> Your objective:
Every line in the data below from the one containing "Give me the Chart.js source for this chart." down to the one containing "2.86, 2.85, 2.86];", both included, must be retyped exactly; no other line is to appear.

Charts and diagrams as code:
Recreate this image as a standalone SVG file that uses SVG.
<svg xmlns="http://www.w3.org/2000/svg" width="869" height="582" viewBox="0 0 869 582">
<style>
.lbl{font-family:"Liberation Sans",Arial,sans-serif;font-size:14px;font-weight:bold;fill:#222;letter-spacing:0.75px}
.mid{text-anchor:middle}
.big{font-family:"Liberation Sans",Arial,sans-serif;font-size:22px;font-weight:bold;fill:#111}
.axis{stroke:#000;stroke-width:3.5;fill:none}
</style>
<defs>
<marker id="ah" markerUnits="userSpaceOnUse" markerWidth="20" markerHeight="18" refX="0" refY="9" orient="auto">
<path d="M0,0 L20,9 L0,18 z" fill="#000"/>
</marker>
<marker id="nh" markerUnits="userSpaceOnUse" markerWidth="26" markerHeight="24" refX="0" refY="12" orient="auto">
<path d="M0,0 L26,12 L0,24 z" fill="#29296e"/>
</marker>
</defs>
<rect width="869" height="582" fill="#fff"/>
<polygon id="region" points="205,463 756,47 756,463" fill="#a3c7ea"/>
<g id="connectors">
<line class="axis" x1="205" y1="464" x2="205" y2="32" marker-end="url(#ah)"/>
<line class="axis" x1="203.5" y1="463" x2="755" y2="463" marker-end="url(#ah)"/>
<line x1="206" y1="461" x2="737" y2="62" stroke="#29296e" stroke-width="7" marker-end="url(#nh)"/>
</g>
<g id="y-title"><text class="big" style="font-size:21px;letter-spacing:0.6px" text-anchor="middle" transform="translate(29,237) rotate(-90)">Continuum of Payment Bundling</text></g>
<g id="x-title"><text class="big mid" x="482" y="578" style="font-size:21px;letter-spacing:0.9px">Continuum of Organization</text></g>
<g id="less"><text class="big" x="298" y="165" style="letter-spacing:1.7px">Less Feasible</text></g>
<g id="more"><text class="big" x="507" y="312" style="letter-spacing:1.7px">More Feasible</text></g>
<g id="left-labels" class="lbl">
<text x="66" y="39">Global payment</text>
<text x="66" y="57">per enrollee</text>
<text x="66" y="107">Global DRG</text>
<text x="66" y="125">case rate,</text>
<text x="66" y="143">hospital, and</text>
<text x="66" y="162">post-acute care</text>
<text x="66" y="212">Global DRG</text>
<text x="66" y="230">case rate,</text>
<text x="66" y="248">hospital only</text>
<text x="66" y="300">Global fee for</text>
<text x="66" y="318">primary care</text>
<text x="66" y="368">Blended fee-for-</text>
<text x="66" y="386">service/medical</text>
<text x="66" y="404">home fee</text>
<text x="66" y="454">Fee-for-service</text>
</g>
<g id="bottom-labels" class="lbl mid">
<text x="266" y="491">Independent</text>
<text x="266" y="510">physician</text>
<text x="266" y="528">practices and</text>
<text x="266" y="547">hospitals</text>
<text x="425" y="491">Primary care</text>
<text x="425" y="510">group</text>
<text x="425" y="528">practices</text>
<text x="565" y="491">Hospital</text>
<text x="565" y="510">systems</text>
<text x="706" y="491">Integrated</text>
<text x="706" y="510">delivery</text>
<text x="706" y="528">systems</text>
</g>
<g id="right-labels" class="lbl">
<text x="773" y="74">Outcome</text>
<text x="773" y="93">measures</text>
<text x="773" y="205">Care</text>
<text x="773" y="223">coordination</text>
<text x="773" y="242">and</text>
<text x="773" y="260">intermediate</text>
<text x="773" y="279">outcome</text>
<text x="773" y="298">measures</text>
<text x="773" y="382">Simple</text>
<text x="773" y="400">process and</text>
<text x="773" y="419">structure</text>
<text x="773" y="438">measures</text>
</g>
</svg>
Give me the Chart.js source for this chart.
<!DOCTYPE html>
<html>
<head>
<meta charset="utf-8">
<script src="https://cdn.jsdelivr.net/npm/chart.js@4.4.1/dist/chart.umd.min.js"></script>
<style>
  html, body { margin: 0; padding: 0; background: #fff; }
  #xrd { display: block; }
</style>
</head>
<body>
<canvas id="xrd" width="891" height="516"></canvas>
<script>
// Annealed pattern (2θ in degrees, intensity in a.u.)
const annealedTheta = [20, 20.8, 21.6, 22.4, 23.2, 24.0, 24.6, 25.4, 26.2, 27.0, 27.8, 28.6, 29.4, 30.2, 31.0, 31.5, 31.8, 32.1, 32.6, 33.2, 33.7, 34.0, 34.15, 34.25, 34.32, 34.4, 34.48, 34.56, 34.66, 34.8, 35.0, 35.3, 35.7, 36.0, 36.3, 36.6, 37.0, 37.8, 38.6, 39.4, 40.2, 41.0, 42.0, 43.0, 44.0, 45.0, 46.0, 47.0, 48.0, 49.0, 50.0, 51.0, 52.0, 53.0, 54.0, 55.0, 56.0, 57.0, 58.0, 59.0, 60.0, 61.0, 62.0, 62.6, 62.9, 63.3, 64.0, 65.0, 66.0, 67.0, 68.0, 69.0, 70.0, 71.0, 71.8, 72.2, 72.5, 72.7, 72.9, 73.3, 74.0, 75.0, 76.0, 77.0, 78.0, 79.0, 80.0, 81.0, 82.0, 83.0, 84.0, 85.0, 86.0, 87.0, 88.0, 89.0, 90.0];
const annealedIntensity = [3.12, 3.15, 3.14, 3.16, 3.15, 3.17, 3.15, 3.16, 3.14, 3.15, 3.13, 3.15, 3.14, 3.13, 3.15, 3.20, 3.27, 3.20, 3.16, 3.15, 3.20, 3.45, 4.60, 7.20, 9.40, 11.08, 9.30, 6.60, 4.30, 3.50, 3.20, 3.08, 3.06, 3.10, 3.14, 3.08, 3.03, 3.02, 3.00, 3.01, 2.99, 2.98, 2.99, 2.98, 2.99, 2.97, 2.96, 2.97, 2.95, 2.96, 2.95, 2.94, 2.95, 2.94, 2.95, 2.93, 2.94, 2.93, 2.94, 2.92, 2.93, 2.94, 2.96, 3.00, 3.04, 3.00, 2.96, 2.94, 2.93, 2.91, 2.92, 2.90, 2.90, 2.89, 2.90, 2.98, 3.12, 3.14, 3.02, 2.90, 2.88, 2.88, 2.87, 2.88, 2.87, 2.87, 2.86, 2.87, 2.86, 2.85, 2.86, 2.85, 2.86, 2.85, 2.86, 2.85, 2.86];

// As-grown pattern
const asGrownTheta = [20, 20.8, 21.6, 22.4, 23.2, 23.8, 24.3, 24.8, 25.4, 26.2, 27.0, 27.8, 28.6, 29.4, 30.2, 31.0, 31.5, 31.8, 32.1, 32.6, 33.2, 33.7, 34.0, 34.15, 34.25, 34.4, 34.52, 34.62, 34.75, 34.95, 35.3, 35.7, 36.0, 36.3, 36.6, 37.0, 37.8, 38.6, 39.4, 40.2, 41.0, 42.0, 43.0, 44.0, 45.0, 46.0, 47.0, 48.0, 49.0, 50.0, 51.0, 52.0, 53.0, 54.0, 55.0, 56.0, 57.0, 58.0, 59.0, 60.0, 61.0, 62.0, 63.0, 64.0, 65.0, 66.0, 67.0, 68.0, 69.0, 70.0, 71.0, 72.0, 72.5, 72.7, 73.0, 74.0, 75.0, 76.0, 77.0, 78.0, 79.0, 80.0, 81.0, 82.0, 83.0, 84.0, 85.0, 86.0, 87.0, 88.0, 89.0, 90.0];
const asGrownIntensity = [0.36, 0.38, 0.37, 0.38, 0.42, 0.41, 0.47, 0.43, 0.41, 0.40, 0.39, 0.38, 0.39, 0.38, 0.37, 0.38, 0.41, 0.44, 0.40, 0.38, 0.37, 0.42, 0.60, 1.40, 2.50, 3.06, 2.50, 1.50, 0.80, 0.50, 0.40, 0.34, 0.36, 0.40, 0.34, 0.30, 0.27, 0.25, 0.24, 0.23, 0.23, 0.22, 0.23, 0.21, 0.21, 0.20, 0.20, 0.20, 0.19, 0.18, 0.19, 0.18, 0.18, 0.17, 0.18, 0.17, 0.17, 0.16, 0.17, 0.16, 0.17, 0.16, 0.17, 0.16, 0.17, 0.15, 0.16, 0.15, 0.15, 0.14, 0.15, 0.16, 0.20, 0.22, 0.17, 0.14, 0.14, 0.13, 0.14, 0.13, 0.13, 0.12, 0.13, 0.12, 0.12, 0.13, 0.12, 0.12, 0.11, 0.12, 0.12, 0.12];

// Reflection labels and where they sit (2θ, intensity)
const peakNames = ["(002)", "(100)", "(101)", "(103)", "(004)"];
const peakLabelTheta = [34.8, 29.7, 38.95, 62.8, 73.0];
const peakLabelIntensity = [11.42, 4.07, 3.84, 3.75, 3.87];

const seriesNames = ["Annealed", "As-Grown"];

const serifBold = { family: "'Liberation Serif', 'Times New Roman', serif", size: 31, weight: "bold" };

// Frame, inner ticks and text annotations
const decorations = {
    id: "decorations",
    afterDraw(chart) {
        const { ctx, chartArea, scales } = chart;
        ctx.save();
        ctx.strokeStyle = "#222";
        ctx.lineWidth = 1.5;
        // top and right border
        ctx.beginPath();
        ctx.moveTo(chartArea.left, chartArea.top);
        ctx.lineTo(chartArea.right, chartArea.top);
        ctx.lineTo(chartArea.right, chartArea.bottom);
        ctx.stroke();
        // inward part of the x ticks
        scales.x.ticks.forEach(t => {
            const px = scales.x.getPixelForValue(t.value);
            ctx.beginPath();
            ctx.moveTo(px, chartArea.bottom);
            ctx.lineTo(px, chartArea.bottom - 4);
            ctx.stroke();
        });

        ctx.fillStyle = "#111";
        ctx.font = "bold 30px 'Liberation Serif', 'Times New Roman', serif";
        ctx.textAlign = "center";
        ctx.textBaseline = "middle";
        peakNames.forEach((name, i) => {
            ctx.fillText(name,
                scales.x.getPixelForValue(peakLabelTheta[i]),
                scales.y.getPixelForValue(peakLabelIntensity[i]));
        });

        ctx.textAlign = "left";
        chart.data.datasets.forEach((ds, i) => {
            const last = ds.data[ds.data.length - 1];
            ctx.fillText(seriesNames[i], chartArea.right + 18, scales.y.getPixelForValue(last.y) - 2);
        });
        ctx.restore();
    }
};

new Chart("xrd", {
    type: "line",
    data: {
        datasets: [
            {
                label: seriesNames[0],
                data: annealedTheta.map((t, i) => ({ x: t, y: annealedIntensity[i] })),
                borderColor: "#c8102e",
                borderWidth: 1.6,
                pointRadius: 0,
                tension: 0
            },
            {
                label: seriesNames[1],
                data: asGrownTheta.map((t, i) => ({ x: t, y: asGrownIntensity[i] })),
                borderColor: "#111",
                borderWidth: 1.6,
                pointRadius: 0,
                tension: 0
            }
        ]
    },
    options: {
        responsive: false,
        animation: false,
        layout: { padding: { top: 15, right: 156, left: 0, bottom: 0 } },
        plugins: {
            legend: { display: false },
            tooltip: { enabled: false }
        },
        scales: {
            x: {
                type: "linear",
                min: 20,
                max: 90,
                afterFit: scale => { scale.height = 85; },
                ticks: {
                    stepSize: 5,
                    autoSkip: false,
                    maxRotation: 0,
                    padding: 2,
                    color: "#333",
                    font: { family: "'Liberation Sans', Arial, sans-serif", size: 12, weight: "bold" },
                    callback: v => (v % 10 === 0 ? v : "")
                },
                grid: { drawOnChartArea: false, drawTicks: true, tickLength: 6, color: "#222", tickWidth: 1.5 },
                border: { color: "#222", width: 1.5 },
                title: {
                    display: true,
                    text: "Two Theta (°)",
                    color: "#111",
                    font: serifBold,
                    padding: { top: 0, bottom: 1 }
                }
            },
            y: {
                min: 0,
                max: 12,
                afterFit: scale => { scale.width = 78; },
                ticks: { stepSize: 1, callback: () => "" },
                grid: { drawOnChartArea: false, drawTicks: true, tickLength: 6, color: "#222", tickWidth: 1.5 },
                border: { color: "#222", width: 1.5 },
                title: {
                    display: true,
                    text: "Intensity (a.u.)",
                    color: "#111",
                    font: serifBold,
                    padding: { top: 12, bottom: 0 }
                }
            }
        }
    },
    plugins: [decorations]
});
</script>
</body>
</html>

> Correct answer:
Give me the Chart.js source for this chart.
<!DOCTYPE html>
<html>
<head>
<meta charset="utf-8">
<script src="https://cdn.jsdelivr.net/npm/chart.js@4.4.1/dist/chart.umd.min.js"></script>
<style>
  html, body { margin: 0; padding: 0; background: #fff; }
  #xrd { display: block; }
</style>
</head>
<body>
<canvas id="xrd" width="891" height="516"></canvas>
<script>
// Annealed pattern (2θ in degrees, intensity in a.u.)
const annealedTheta = [20, 20.8, 21.6, 22.4, 23.2, 24.0, 24.6, 25.4, 26.2, 27.0, 27.8, 28.6, 29.4, 30.2, 31.0, 31.5, 31.8, 32.1, 32.6, 33.2, 33.7, 34.0, 34.15, 34.25, 34.32, 34.4, 34.48, 34.56, 34.66, 34.8, 35.0, 35.3, 35.7, 36.0, 36.3, 36.6, 37.0, 37.8, 38.6, 39.4, 40.2, 41.0, 42.0, 43.0, 44.0, 45.0, 46.0, 47.0, 48.0, 49.0, 50.0, 51.0, 52.0, 53.0, 54.0, 55.0, 56.0, 57.0, 58.0, 59.0, 60.0, 61.0, 62.0, 62.6, 62.9, 63.3, 64.0, 65.0, 66.0, 67.0, 68.0, 69.0, 70.0, 71.0, 71.8, 72.2, 72.5, 72.7, 72.9, 73.3, 74.0, 75.0, 76.0, 77.0, 78.0, 79.0, 80.0, 81.0, 82.0, 83.0, 84.0, 85.0, 86.0, 87.0, 88.0, 89.0, 90.0];
const annealedIntensity = [3.12, 3.15, 3.14, 3.16, 3.15, 3.17, 3.15, 3.16, 3.14, 3.15, 3.13, 3.15, 3.14, 3.13, 3.15, 3.20, 3.27, 3.20, 3.16, 3.15, 3.20, 3.45, 4.60, 7.20, 9.40, 11.08, 9.30, 6.60, 4.30, 3.50, 3.20, 3.08, 3.06, 3.10, 3.14, 3.08, 3.03, 3.02, 3.00, 3.01, 2.99, 2.98, 2.99, 2.98, 2.99, 2.97, 2.96, 2.97, 2.95, 2.96, 2.95, 2.94, 2.95, 2.94, 2.95, 2.93, 2.94, 2.93, 2.94, 2.92, 2.93, 2.94, 2.96, 3.00, 3.04, 3.00, 2.96, 2.94, 2.93, 2.91, 2.92, 2.90, 2.90, 2.89, 2.90, 2.98, 3.12, 3.14, 3.02, 2.90, 2.88, 2.88, 2.87, 2.88, 2.87, 2.87, 2.86, 2.87, 2.86, 2.85, 2.86, 2.85, 2.86, 2.85, 2.86, 2.85, 2.86];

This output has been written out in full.